Go back to the times of When Harry Met Sally, Braveheart, It Happened One Night, and The Graduate: compare the themes of romance and conquest in those iconic films to the romance genre of the current day. A lot has changed, contemporarily speaking; the romance genre has gone through a significant transformation that was seen across many mediums. When Harry Met Sally, in particular, presents a series of thought-provoking questions about romance, one of which is: Can men and women be friends without sex getting in the way? Braveheart, on the other hand, does not present the theme of romance as a central fixation, but rather, as a tool to further progress the plot and story, giving the main character, William Wallace, motivation to fight against the British when his love interest dies by their hands. 

It Happened One Night and The Graduate serve as great talking points to show the early stages of the romance genre, specifically in relation to the period of time they were released. It Happened One Night was released during the Depression Era, circa 1934. Directed by Frank Capra, the film tells “the story of the unlikely romantic pairing of a mismatched couple – a gruff and indifferent, recently-fired newspaper man (played by Clark Gable) and a snobbish, superior-acting heiress (played by Claudette Colbert).” To many film goers and fans of the romance genre, It Happened One Night is arguably one of the best films of the genre – this could be due to its timeless embrace of the notion of ‘old fashioned’ love.  

Moving from It Happened One Night to The Graduate, an immediate paradigm shift can be detected, from an age of classic romance to a tale that symbolizes powerful sexual revolution. In The Graduate, several sexual encounters show that the idea of abstaining from sex until marriage is just not à la mode anymore; furthermore, some parts of movie represent sex as something that can be done without emotion, intimacy and attachment.

An evolutionary pattern can definitely be spotted based on the movies that are used as examples. The movies take us on a chronological journey, beginning at a time of pre-sexual conservative ideals, moving towards a time of embracing sexuality and revolutionizing intimacy, then moving on to a period where romance is simply used as a device to progress the plot.

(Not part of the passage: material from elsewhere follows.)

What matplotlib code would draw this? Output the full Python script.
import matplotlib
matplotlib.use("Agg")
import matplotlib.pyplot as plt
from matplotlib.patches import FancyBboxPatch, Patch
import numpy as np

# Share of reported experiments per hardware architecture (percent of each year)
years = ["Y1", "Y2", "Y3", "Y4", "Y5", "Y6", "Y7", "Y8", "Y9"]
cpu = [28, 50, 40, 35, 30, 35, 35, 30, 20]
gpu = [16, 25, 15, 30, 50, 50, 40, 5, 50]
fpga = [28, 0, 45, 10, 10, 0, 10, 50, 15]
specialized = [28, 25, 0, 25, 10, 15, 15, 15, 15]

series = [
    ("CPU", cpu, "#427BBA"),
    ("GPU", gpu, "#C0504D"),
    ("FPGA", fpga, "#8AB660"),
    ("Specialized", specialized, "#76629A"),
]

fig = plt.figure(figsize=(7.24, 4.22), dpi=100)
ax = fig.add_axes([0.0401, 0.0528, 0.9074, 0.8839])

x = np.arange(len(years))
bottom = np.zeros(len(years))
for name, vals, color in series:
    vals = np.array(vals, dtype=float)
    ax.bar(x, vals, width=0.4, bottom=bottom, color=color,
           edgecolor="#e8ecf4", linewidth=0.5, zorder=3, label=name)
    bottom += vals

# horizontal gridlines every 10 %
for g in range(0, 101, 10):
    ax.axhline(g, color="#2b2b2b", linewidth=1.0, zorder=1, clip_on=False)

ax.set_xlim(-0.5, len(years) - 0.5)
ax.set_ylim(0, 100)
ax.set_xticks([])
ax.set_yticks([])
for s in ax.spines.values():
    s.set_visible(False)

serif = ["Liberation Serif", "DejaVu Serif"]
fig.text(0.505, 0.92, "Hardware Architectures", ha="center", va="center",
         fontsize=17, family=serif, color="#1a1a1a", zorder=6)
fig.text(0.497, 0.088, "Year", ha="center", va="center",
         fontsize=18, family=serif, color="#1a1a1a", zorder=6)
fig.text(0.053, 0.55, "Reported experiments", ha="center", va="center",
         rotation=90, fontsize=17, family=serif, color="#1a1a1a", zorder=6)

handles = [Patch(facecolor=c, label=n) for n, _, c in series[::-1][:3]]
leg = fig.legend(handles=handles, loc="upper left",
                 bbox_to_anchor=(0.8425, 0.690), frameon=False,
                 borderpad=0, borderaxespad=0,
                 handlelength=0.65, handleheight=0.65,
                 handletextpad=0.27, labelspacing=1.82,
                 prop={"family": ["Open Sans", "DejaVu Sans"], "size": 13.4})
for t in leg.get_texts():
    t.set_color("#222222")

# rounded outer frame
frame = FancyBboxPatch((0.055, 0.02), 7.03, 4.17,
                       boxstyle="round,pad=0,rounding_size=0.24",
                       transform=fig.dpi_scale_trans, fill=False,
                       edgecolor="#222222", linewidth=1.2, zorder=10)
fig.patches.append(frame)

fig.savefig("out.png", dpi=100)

We are living in the age of shipping–as defined by Urban Dictionary to refer to the practice of  making “fan fictions that take previously created characters and (present) them as a pair”–and cult fandoms, which hold massive social followings. If a love story is not riveting enough, producers and the like will receive backlash to the extreme point of death threats. This is why the ‘shipping’ concept is so central to discussing the contemporary romance genre right now. Shows like The Walking Dead, Arrow and Supernatural have massive following on social media, and while it is not necessarily an issue about romance as such, the issue of social media enabling cult-based fandom demands still remains a serious conundrum for the entertainment business. Fans should definitely be able to voice their opinions, but if they overdo it and pressure franchise, then it takes away the creative freedom of the franchise to progress their plot in whichever way they intend to.

Andy Liu, a third-year UTSC student, expresses his feelings on the issue of the constant social media threats that writers, producers, and staff of established franchises of TV shows and movies face: “If you don’t like the direction of the show, or the different couples, then don’t watch it.” Quite a bold statement to say, but it ultimately sums up the situation of the never ending struggle between the fans and the staff of respected TV shows and movies that feature romantic relationships between characters, or lacks thereof.  

The contemporary period that we live in now is unlike any other that we have faced before. The Romance genre not only has to deal with how best to present the genre in a modern domain, it also has to deal with the political decision making processes and growing demands of the fans and social media.